LONDON (AP) -- An all-British world heavyweight title showdown between Anthony Joshua and Tyson Fury in 2021 is a step closer.
Fury said Wednesday that an agreement has been reached with Joshua's camp on a two-fight deal between the current holders of the heavyweight belts.
''The biggest fight in British boxing history has just been agreed,'' Fury said in a video message posted on Twitter. ''Two-fight deal.''
Joshua's promoter, Eddie Hearn, earlier Wednesday told British broadcaster Sky Sports that the camps had agreed to two fights.
''We're in a good place,'' Hearn said. ''It's fair to say that, in principle, both guys have agreed to that fight. Two fights.''
Specific dates and venues have not been finalized and contracts have not been signed, but Hearn said the sides have agreed on the financial terms.
''The first fight could happen next summer,'' Hearn said, although he acknowledged that ''there is still a lot to overcome.''
First, Fury plans to fight Deontay Wilder for a third time. Fury's promoter, Bob Arum, told The Associated Press on Monday that Fury ''owes'' Wilder a third fight after claiming the WBC belt off the American with a seventh-round stoppage in February.
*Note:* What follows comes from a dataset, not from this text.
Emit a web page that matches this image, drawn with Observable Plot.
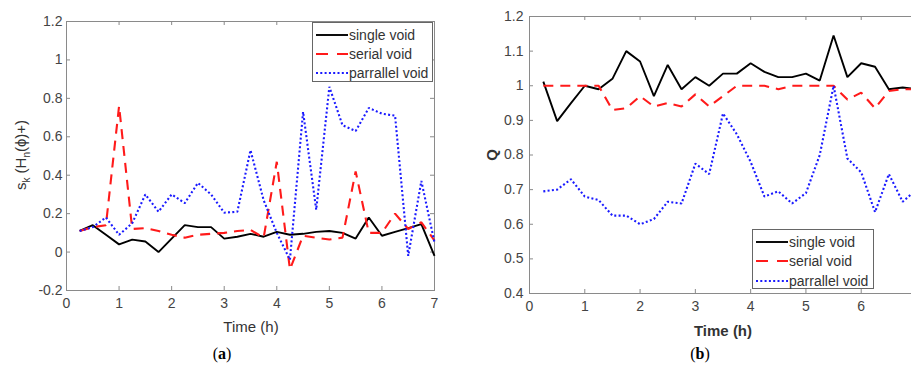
<!DOCTYPE html>
<html>
<head>
<meta charset="utf-8">
<script src="https://cdn.jsdelivr.net/npm/d3@7"></script>
<script src="https://cdn.jsdelivr.net/npm/@observablehq/plot@0.6"></script>
<style>
  html, body { margin: 0; padding: 0; background: #fff; }
  #wrap { position: relative; width: 911px; height: 365px; overflow: hidden; background: #fff; font-family: "Liberation Sans", Arial, sans-serif; }
  .panel { position: absolute; top: 0; }
  .lbl { position: absolute; color: #333; white-space: nowrap; }
  .legend { position: absolute; background: #fff; border: 1px solid #666; box-sizing: border-box; }
  .legend .row { position: absolute; left: 0; height: 18px; display: flex; align-items: center; font-size: 14px; color: #333; }
  .legend svg { display: block; }
  .cap { position: absolute; font-family: "Liberation Serif", "Times New Roman", serif; font-size: 16px; color: #000; transform: translate(-50%, -50%); }
</style>
</head>
<body>
<div id="wrap"></div>
<script>
// ---------- data ----------
const times = [0.25,0.5,0.75,1,1.25,1.5,1.75,2,2.25,2.5,2.75,3,3.25,3.5,3.75,4,4.25,4.5,4.75,5,5.25,5.5,5.75,6,6.25,6.5,6.75,7];
const seriesNames = ["single void", "serial void", "parrallel void"];

// panel (a): s_k (H_n(phi)+)
const aSingle   = [0.11,0.14,0.09,0.04,0.065,0.055,0.0,0.07,0.14,0.13,0.13,0.07,0.08,0.095,0.08,0.105,0.09,0.095,0.105,0.11,0.10,0.07,0.18,0.085,0.105,0.125,0.145,-0.02];
const aSerial   = [0.11,0.13,0.14,0.76,0.12,0.125,0.11,0.09,0.075,0.09,0.095,0.10,0.11,0.115,0.075,0.47,-0.09,0.085,0.075,0.065,0.075,0.42,0.10,0.10,0.20,0.12,0.155,0.06];
const aParallel = [0.11,0.13,0.18,0.09,0.15,0.30,0.21,0.30,0.255,0.36,0.30,0.205,0.21,0.53,0.27,0.10,-0.04,0.73,0.22,0.86,0.66,0.63,0.75,0.72,0.71,-0.02,0.37,0.05];

// panel (b): Q
const bSingle   = [1.012,0.898,0.95,1.0,0.99,1.02,1.10,1.07,0.97,1.06,0.99,1.025,1.0,1.035,1.035,1.065,1.04,1.025,1.025,1.035,1.015,1.145,1.025,1.065,1.055,0.99,0.995,0.99];
const bSerial   = [1.0,1.0,1.0,1.0,1.0,0.93,0.935,0.97,0.94,0.95,0.94,0.975,0.94,0.97,1.0,1.0,1.0,0.99,1.0,1.0,1.0,1.0,0.96,0.98,0.935,0.985,0.99,0.99];
const bParallel = [0.695,0.70,0.73,0.68,0.67,0.625,0.625,0.60,0.615,0.665,0.66,0.775,0.745,0.92,0.86,0.78,0.68,0.695,0.66,0.69,0.80,1.0,0.79,0.75,0.635,0.745,0.665,0.70];

const xTicksA = [0,1,2,3,4,5,6,7];
const xTicksB = [0,1,2,3,4,5,6];   // the 7 of panel (b) lies beyond the cropped right edge
const yTicksA = [-0.2,0,0.2,0.4,0.6,0.8,1,1.2];
const yTicksB = [0.4,0.5,0.6,0.7,0.8,0.9,1,1.1,1.2];

// ---------- styles ----------
const styles = [
  {stroke: "#000", strokeWidth: 1.9, dash: null},
  {stroke: "#ff1a1a", strokeWidth: 2.1, dash: "10,7"},
  {stroke: "#1a1aff", strokeWidth: 2.1, dash: "2,2.3"}
];

function toRows(arrs) {
  return arrs.map((vals, i) => times.map((t, j) => ({t, v: vals[j], s: seriesNames[i]})));
}

function fmt(d) { return String(+d.toFixed(1)); }

function makePanel({width, height, ml, mr, mt, mb, ydom, yticks, xticks, arrs, ypad}) {
  const rows = toRows(arrs);
  const H = height - mt - mb;
  const W = width - ml - mr;
  const marks = [
    Plot.frame({stroke: "#8a8a8a", strokeWidth: 1}),
    // inward ticks on all four sides
    Plot.ruleX(xticks, {x: d => d, insetTop: H - 4, stroke: "#8a8a8a"}),
    Plot.ruleX(xticks, {x: d => d, insetBottom: H - 4, stroke: "#8a8a8a"}),
    Plot.ruleY(yticks, {y: d => d, insetRight: W - 4, stroke: "#8a8a8a"}),
    Plot.ruleY(yticks, {y: d => d, insetLeft: W - 4, stroke: "#8a8a8a"}),
    Plot.axisX(xticks, {tickSize: 0, tickPadding: 8, fontSize: 14, fill: "#444", tickFormat: d => String(d), label: null}),
    Plot.axisY(yticks, {tickSize: 0, tickPadding: ypad, fontSize: 14, fill: "#444", tickFormat: fmt, label: null})
  ];
  rows.forEach((r, i) => {
    const s = styles[i];
    marks.push(Plot.line(r, {x: "t", y: "v", stroke: s.stroke, strokeWidth: s.strokeWidth,
      strokeDasharray: s.dash || undefined, strokeLinejoin: "miter", strokeLinecap: "butt"}));
  });
  return Plot.plot({
    width, height,
    marginLeft: ml, marginRight: mr, marginTop: mt, marginBottom: mb,
    x: {domain: [0, 7]},
    y: {domain: ydom},
    style: {fontFamily: "'Liberation Sans', Arial, sans-serif", background: "transparent", overflow: "visible"},
    marks
  });
}

const wrap = document.getElementById("wrap");

// Panel (a)
const pa = makePanel({width: 455, height: 340, ml: 66, mr: 21, mt: 21, mb: 50,
  ydom: [-0.2, 1.2], yticks: yTicksA, xticks: xTicksA, arrs: [aSingle, aSerial, aParallel], ypad: 4});
pa.classList.add("panel");
pa.style.left = "0px";
wrap.appendChild(pa);

// Panel (b) — extends past right edge of window (clipped like the reference)
const pb = makePanel({width: 480, height: 340, ml: 73, mr: 20, mt: 16, mb: 47,
  ydom: [0.4, 1.2], yticks: yTicksB, xticks: xTicksB, arrs: [bSingle, bSerial, bParallel], ypad: 6});
pb.classList.add("panel");
pb.style.left = "456px";
wrap.appendChild(pb);

function addLabel(html, x, y, opts = {}) {
  const d = document.createElement("div");
  d.className = "lbl";
  d.innerHTML = html;
  d.style.left = x + "px";
  d.style.top = y + "px";
  d.style.fontSize = (opts.size || 15) + "px";
  if (opts.bold) d.style.fontWeight = "bold";
  d.style.transform = "translate(-50%, -50%)" + (opts.rotate ? " rotate(-90deg)" : "");
  wrap.appendChild(d);
}

addLabel("Time (h)", 251, 326, {size: 15});
addLabel("s<sub style='font-size:10px'>k</sub> (H<sub style='font-size:10px'>n</sub>(&#981;)+)", 22, 155, {size: 15, rotate: true});
addLabel("Time (h)", 723, 330, {size: 15, bold: true});
addLabel("Q", 491, 155, {size: 15, bold: true, rotate: true});

function addLegend(left, top, width, rowYs, sampleW) {
  const lg = document.createElement("div");
  lg.className = "legend";
  lg.style.left = left + "px";
  lg.style.top = top + "px";
  lg.style.width = width + "px";
  lg.style.height = "60px";
  seriesNames.forEach((name, i) => {
    const s = styles[i];
    const row = document.createElement("div");
    row.className = "row";
    row.style.top = (rowYs[i] - 9) + "px";
    const dash = i === 1 ? "12,9" : (i === 2 ? "2,2.3" : "none");
    row.innerHTML = `<svg width="${sampleW + 4}" height="18"><line x1="3" x2="${sampleW + 3}" y1="9" y2="9" stroke="${s.stroke}" stroke-width="${s.strokeWidth}" stroke-dasharray="${dash}"/></svg><span>${name}</span>`;
    lg.appendChild(row);
  });
  wrap.appendChild(lg);
}

addLegend(312, 22, 121, [12, 31, 50], 32);
addLegend(752, 229, 122, [12, 31, 51], 32);

function addCaption(letter, x, y) {
  const d = document.createElement("div");
  d.className = "cap";
  d.innerHTML = `(<b>${letter}</b>)`;
  d.style.left = x + "px";
  d.style.top = y + "px";
  wrap.appendChild(d);
}
addCaption("a", 222, 354);
addCaption("b", 700, 354);
</script>
</body>
</html>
On Wednesday, Fury described a third Wilder fight as a ''hurdle.''
''I've just got to smash Deontay Wilder's face right in, in the next fight, and then we go into the Joshua fight next year,'' Fury said.
Arum, the CEO of Top Rank, said they're shooting for November or December. Only then would Fury turn his attention to Joshua, who is the WBA, IBF and WBO titleholder, Arum said.
Fury also has a mandatory title defense against Dillian Whyte. Joshua is also set to fight this year, against mandatory IBF challenger Kubrat Pulev.
Hearn said Joshua-Fury would be ''the biggest fight ever in British boxing.''
''It doesn't get bigger, and there will never be a bigger fight in our generation,'' Hearn said.
Both camps will be keen to hold the fights in packed venues, which is not possible today because of coronavirus restrictions. The Fury-Wilder rematch drew a sellout crowd in Las Vegas that set a record of more than $17 million for the live gate, which is separate from pay-per-view.